Tattoo designs by Hori Chiyo

  

Tattoos appeared frequently on the bodies of “uncivilized” savages that American and British imperialists and swashbucklers encountered during their explorations. Tattooing was an art unknown in the western world prior to Captain Cook’s first voyage through Polynesia in 1768. The word tattoo is one of only a few words used internationally that have a Polynesian origin coming from the word tatau used in Tahiti, Tonga, and Samoa. In Hawai‘i the word became kakau. Seamen began exporting the practice becoming walking art galleries with great flags on their chests, scandalous mermaids on their biceps and anchors on their shoulders. Tattoos became a sign that the wearer had made long voyages to exotic shores of palm-fringed islands. Soon other rugged and adventurous men adopted the fad — soldiers, cowboys, miners, loggers, hoboes, and of course sideshow circus freaks.

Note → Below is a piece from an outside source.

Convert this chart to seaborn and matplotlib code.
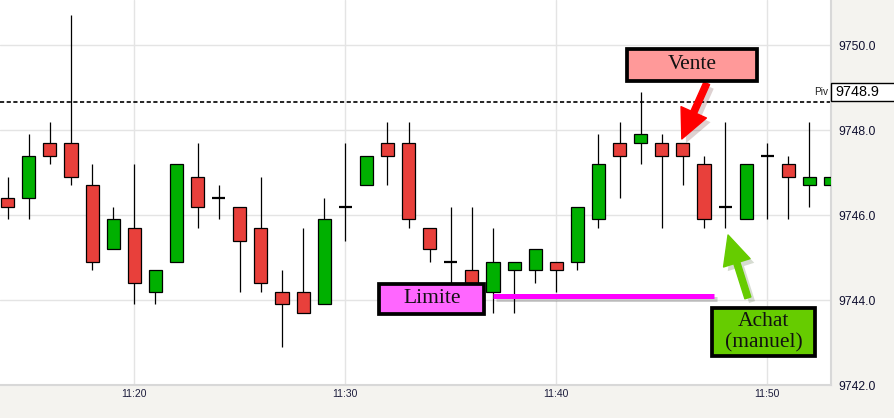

Italian criminologist Cesare Lombroso’s famous 1876 study, L’Uomo Delinquente, is credited with being the founding scholarship for the science of criminology. His study attested that criminality (which he believed was inherited) could be identified by the presence of a tattoo. Lombroso proved to his own satisfaction that tattooing was a characteristic mark among instinctive and habitual criminals especially among those guilty of assault and murder. “While murderers and those of brutish inclination indulge in it,” he said, “forgers and swindlers, whose intelligence is on a higher plane, do not practice it.” In The Female Offender, Lombroso claimed that tattooing occurred at a higher number among prostitutes than other female criminals.

Appearing on the bodies of the foreign “savage,” the law-breaker, and the lower classes — the tattoo carried uncivilized, criminal, brutish and masculine connotations.

While there were reports of fashionable society women being tattooed, they certainly kept them well covered up while in public. Not so Aimée Crocker. She was even photographed with her tattoos proudly on display. Aimée’s tattoos were an assault against the suffocating gender roles of Victorian America. They transcended class boundaries. They convoluted racial and gender identities. They transformed her into an alluring spectacle.